L’auteur s’amuse avec ses personnages et son lecteur comme une marionnette, le thème des masques à Venise par exemple ; les références à des vrais évènements (le journal télé qui annonce la mort de Barthes, le débat Mitterrand-Giscard, mais aussi des citations littéraires, de grandes œuvres ou monuments italiens). Il intervient dans le récit interpelle le lecteur, donne son point de vue, fait réfléchir son personnage sur le fait qu’il est dans un roman. Il interroge sur la fonction du langage, l’importance des mots, de la littérature. Mais pose aussi un regard critique sur le monde politique, l’intellectuel, l’engagement, avec une bonne dose d’ironie et de second degré. Il décrit aussi le monde underground, la drogue, les gigolos, l’esprit des années 80.
Cet ouvrage est vraiment déroutant à la fois sérieux et ironique, capable de vous résumer des théories sur le langage et décrire un logos club absurde. De parler de la violence d’extrême gauche et de décrire des choses triviales.
Il demande une attention soutenue pour ne pas perdre le fil de la démonstration de l’auteur, le récit des personnages. Le début m’a déboussolé et je trouvais que les 2 personnages avaient peu d’épaisseur.
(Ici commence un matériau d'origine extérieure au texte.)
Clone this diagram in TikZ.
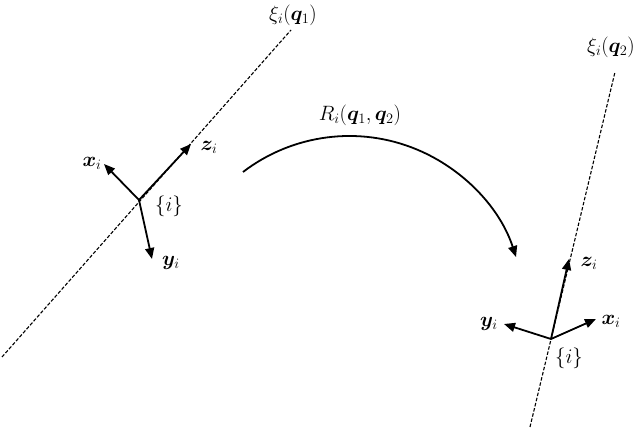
\documentclass[tikz,border=0pt]{standalone}
\usepackage{amsmath,bm}
\usetikzlibrary{arrows.meta}
\begin{document}
\begin{tikzpicture}[x=1pt,y=1pt,
  lbl/.style={inner sep=0pt,font=\fontsize{22}{24}\selectfont},
  axis/.style={line width=1.8pt,-{Triangle[length=11pt,width=9pt]}},
  surf/.style={line width=1.1pt,dash pattern=on 3.5pt off 1.8pt}]
\useasboundingbox (0,0) rectangle (640,428);
% surfaces
\coordinate (s1a) at (2,71);
\coordinate (s1b) at (291,398);
\coordinate (s2a) at (530,1);
\coordinate (s2b) at (615,356);
\draw[surf] (s1a) -- (s1b);
\draw[surf] (s2a) -- (s2b);
\node[lbl] (xi1) at (293,413) {$\xi_i(\bm{q}_1)$};
\node[lbl] (xi2) at (611,381) {$\xi_i(\bm{q}_2)$};
% left frame
\coordinate (O1) at (139,228);
\coordinate (x1) at (104,264);
\coordinate (z1) at (191,284);
\coordinate (y1) at (152,169);
\draw[axis] (O1) -- (x1);
\draw[axis] (O1) -- (z1);
\draw[axis] (O1) -- (y1);
\node[lbl] (lx1) at (92,265) {$\bm{x}_i$};
\node[lbl] (lz1) at (209,281) {$\bm{z}_i$};
\node[lbl] (ly1) at (171,165) {$\bm{y}_i$};
\node[lbl] (f1) at (169,222) {$\{i\}$};
% right frame
\coordinate (O2) at (551,89);
\coordinate (z2) at (569,169);
\coordinate (y2) at (504,104);
\coordinate (x2) at (596,109);
\draw[axis] (O2) -- (z2);
\draw[axis] (O2) -- (y2);
\draw[axis] (O2) -- (x2);
\node[lbl] (lz2) at (589,165) {$\bm{z}_i$};
\node[lbl] (ly2) at (489,104) {$\bm{y}_i$};
\node[lbl] (lx2) at (611,107) {$\bm{x}_i$};
\node[lbl] (f2) at (569,70) {$\{i\}$};
% rotation arc
\coordinate (a0) at (243,256);
\draw[line width=1.8pt,-{Triangle[length=11pt,width=9pt]}] (a0) arc[start angle=127.4,end angle=18,radius=175.2];
\node[lbl] (R) at (360,313) {$R_i(\bm{q}_1,\bm{q}_2)$};
\end{tikzpicture}
\end{document}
A partir de la 2eme partie, je me suis habituée à cette alternance de sérieux, de jeu. Et j’ai compris que le véritable enjeu du récit était plus la réflexion sur le langage, le pouvoir d’évocation d’un roman, la force d’évocation des mots dans notre monde d’image.
La maîtrise de l’auteur est manifeste, avec des moments jubilatoires mais parfois son plaisir est un peu égoïste car je me serais bien évitée certains discours réels ou fantaisistes. Des rebondissements rocambolesques quand il s'amuse avec ce pauvre Simon en le mettant dans des situations délicates que vous découvrirez.Un exercice de style maîtrisé même si j’aurais aimé que la partie fictionnelle soit plus forte par moment. Car certaines digressions ont été difficile à suivre et alourdissent un peu le récit. Mais le côté baroque, décalé jusqu’au bout est quand même jubilatoire à lire.C’est un livre qui casse les codes du roman et nous montre le pouvoir de la langue.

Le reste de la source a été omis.